Upmarket footwear brand Mahabis has entered administration after four years of trading, the company has confirmed.
The luxury slippers maker called in administrators KRE on 27 December, despite selling almost 1m pairs of slippers in more than 100 countries.
Mahabis described itself as “desperately disappointed” at the news.
The online retailer – which targeted millenials with its trendy indoor footwear via pop-up ads and email discount offers – owed £2.6m to creditors in the 12 months to June 2017, more than double the £927,000 it owed the year before, according to Drapers.
Customers seeking to return goods were also very unlikely to receive a full refund, the company warned.
“It is very likely that if you return goods you will not receive a full refund and any refund will take many months,” the firm said. “We would recommend therefore that you consider carefully whether or not to actually return goods.”
Founded by entrepreneur and trained criminal barrister Ankur Shah in 2014, Mahabis sought to market its “slippers reinvented” to younger customers in a market typically chasing older people.

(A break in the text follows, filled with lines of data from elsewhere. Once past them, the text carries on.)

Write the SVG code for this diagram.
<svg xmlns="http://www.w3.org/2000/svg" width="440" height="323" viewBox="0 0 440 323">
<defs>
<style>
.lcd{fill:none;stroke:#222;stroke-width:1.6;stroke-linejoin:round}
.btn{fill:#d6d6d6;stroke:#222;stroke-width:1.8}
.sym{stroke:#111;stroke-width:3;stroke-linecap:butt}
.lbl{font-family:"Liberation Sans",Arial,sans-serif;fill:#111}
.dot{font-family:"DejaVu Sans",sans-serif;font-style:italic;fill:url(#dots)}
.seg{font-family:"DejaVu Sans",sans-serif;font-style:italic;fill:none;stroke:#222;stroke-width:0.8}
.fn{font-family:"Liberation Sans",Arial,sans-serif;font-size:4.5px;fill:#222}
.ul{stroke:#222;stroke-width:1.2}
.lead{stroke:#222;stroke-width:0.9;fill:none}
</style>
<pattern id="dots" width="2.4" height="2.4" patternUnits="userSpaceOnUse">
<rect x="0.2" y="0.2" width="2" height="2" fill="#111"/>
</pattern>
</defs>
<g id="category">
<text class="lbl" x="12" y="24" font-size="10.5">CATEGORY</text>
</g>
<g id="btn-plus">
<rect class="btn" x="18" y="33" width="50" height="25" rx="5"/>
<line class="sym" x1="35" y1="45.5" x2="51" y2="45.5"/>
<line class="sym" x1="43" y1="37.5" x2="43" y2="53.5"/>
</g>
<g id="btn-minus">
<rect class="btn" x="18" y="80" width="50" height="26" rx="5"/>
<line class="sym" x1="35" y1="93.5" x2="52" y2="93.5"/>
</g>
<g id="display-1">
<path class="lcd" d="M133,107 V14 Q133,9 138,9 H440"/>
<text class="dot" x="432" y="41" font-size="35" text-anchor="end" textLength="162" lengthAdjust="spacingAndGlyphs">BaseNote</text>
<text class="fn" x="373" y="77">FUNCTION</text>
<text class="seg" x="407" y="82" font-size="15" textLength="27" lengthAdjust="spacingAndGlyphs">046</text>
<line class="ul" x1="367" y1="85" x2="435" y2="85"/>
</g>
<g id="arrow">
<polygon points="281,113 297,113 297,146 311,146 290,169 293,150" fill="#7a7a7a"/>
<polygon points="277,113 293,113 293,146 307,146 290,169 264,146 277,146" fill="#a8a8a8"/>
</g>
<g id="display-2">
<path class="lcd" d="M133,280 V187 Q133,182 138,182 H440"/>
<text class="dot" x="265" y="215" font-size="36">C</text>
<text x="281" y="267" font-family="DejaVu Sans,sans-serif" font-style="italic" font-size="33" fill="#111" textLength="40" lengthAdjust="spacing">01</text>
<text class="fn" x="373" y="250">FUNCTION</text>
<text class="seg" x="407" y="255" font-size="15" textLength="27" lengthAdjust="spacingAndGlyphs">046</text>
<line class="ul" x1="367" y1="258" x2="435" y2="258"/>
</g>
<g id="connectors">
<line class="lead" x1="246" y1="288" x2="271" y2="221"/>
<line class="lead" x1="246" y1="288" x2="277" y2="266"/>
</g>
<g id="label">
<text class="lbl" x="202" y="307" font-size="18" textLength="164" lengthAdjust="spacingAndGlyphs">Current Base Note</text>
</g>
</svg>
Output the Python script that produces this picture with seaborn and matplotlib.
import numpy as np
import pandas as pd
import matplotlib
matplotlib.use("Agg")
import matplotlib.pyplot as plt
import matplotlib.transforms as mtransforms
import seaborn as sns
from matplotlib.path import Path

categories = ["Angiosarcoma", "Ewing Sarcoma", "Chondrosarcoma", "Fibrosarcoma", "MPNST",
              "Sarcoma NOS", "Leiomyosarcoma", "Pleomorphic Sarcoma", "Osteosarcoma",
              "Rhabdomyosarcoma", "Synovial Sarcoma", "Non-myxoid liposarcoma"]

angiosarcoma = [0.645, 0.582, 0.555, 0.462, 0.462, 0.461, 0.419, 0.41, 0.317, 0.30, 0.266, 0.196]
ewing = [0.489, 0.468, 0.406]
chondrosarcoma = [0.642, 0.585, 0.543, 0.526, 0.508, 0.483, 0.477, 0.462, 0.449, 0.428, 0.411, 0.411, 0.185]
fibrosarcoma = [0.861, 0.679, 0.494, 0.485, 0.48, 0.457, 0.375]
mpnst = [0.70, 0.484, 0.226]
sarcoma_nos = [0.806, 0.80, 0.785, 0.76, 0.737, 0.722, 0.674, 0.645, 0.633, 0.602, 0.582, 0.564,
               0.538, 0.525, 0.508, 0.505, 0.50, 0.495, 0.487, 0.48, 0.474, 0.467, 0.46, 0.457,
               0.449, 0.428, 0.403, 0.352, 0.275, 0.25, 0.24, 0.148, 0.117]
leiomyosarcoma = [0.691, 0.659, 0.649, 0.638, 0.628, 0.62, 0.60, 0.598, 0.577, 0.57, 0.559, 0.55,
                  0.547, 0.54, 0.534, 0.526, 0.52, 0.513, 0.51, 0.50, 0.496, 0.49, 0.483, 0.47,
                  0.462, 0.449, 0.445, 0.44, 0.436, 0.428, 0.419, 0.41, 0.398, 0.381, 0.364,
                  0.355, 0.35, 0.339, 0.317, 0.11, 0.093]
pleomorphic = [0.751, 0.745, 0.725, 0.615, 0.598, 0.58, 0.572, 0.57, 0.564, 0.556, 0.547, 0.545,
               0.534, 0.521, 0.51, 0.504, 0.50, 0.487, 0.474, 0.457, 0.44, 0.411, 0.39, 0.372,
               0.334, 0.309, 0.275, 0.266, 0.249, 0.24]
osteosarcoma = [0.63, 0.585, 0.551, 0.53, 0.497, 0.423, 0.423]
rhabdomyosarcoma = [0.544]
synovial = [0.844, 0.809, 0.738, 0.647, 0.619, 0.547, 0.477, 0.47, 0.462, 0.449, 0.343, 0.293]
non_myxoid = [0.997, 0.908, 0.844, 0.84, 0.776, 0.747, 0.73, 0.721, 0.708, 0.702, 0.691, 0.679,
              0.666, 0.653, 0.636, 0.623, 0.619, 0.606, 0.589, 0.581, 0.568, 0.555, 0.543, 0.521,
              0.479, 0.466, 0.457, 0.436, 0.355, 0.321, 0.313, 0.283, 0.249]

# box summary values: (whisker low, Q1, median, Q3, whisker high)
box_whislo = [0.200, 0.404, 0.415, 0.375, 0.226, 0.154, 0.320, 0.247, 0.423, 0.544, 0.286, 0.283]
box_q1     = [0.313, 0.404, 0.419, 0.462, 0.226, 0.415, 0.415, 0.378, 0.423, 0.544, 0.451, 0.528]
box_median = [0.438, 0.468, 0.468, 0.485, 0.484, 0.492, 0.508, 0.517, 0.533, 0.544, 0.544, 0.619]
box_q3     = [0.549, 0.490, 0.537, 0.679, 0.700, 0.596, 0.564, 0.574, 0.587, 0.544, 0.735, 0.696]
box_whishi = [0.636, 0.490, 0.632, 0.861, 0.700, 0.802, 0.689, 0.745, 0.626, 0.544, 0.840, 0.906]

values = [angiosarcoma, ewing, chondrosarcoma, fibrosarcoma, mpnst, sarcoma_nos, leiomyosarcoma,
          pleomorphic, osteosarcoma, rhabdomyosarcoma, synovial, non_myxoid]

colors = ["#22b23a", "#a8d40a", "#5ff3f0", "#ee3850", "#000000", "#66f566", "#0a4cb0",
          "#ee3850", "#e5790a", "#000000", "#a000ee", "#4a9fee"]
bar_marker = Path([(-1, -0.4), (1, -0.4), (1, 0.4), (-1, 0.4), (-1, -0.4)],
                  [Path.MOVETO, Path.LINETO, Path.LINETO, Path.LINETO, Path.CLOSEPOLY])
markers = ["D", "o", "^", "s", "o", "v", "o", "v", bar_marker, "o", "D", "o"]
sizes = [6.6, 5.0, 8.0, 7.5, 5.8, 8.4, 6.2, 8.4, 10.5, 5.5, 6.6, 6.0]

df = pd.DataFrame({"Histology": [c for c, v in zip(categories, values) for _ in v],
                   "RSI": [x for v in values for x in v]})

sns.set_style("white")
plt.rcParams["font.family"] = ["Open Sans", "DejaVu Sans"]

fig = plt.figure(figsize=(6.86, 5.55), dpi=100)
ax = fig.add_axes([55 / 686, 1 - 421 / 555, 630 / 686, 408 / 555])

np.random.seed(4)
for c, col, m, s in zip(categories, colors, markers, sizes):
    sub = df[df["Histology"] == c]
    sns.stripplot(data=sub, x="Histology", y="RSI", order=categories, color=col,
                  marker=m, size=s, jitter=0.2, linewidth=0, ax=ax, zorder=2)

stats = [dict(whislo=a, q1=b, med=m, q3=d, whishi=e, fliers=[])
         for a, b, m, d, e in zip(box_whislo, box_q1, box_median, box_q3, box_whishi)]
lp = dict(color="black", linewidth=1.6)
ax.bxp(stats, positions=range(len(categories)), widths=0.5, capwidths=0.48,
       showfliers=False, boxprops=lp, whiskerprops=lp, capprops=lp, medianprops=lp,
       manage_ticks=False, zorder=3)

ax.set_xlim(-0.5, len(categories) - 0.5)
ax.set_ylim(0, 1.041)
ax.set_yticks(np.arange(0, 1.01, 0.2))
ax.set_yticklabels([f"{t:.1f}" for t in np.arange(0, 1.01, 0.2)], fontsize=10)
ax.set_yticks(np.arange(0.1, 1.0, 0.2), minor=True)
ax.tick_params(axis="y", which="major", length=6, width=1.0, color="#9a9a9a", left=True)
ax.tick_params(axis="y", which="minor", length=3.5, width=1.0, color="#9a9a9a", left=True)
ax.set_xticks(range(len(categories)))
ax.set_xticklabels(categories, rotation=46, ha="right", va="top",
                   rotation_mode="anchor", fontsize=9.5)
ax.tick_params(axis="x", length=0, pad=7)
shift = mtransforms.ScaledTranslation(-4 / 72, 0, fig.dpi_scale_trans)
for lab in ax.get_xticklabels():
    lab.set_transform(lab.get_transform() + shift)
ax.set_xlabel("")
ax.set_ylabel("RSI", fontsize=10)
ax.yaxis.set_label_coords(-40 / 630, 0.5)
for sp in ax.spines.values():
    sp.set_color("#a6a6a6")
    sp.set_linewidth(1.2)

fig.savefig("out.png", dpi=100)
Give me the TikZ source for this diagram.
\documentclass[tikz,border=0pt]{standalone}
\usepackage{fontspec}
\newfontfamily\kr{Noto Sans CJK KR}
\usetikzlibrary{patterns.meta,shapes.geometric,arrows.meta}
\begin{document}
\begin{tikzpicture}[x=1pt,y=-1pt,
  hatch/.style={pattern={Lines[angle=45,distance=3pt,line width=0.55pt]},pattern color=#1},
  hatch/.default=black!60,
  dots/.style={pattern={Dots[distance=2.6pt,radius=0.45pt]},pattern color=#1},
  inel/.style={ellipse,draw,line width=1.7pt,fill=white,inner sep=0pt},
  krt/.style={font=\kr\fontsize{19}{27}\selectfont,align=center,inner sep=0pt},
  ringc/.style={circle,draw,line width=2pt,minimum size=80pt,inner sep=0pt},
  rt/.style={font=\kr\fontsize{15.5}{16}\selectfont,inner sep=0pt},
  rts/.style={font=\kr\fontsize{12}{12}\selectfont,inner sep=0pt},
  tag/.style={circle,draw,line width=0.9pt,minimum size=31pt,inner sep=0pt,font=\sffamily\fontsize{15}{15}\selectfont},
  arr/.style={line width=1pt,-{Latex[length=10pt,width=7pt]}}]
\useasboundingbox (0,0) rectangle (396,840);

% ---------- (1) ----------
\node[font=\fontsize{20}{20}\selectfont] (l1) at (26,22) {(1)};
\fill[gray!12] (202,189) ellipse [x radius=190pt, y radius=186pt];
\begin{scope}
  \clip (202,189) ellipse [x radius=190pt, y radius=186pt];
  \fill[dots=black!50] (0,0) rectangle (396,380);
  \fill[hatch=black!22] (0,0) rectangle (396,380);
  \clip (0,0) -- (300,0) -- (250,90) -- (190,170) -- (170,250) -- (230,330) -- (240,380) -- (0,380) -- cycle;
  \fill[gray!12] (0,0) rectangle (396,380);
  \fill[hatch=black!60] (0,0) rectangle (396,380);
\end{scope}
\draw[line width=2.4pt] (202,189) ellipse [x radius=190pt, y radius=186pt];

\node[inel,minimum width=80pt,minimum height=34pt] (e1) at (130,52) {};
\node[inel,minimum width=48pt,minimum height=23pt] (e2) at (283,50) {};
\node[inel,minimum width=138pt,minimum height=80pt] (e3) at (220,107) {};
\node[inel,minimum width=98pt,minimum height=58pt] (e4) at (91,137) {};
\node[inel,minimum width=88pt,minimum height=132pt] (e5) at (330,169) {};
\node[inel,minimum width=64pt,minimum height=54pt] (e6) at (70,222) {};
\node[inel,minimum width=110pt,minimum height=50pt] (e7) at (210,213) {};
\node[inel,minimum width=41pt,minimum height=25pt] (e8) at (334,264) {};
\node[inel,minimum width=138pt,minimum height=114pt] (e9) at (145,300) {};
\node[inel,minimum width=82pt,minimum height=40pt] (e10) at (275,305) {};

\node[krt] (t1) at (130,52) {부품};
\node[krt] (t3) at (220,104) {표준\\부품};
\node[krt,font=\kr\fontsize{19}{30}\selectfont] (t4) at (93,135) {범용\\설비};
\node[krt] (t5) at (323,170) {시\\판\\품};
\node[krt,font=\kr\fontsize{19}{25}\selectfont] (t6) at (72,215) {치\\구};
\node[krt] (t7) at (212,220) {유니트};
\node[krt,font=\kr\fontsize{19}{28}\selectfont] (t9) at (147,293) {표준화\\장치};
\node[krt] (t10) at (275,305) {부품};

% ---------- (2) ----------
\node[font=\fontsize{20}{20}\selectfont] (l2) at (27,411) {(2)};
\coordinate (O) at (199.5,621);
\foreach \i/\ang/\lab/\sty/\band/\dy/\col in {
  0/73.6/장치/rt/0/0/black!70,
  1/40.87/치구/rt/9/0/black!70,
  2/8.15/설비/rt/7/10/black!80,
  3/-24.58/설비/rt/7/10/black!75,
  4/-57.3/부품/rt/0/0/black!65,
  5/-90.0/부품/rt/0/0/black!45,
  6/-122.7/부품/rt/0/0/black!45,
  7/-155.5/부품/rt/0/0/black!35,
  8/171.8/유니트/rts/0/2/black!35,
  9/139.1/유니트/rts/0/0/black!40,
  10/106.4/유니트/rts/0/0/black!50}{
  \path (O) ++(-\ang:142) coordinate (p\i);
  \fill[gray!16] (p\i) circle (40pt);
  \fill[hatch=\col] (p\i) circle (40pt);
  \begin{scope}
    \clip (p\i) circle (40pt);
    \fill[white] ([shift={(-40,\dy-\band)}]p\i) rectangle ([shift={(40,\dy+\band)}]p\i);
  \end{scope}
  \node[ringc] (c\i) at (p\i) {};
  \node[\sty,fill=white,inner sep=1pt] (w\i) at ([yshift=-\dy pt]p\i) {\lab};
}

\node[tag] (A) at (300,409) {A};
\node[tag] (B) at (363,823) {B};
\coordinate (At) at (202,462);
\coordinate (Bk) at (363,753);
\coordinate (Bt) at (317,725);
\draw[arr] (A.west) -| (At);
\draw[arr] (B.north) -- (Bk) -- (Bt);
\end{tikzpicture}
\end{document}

In an interview with the Times, Shah said he had found a niche in the market for “the Nike of downtime”, while the Guardian reported that analysts valued the company at up to £100m.
Staff worked a four-day week at the company, which published a “Mahabis Manifesto” that advocated a corporate culture that embraced the idea of workers taking “downtime”.
It is not clear yet what caused the retailer’s financial misfortune.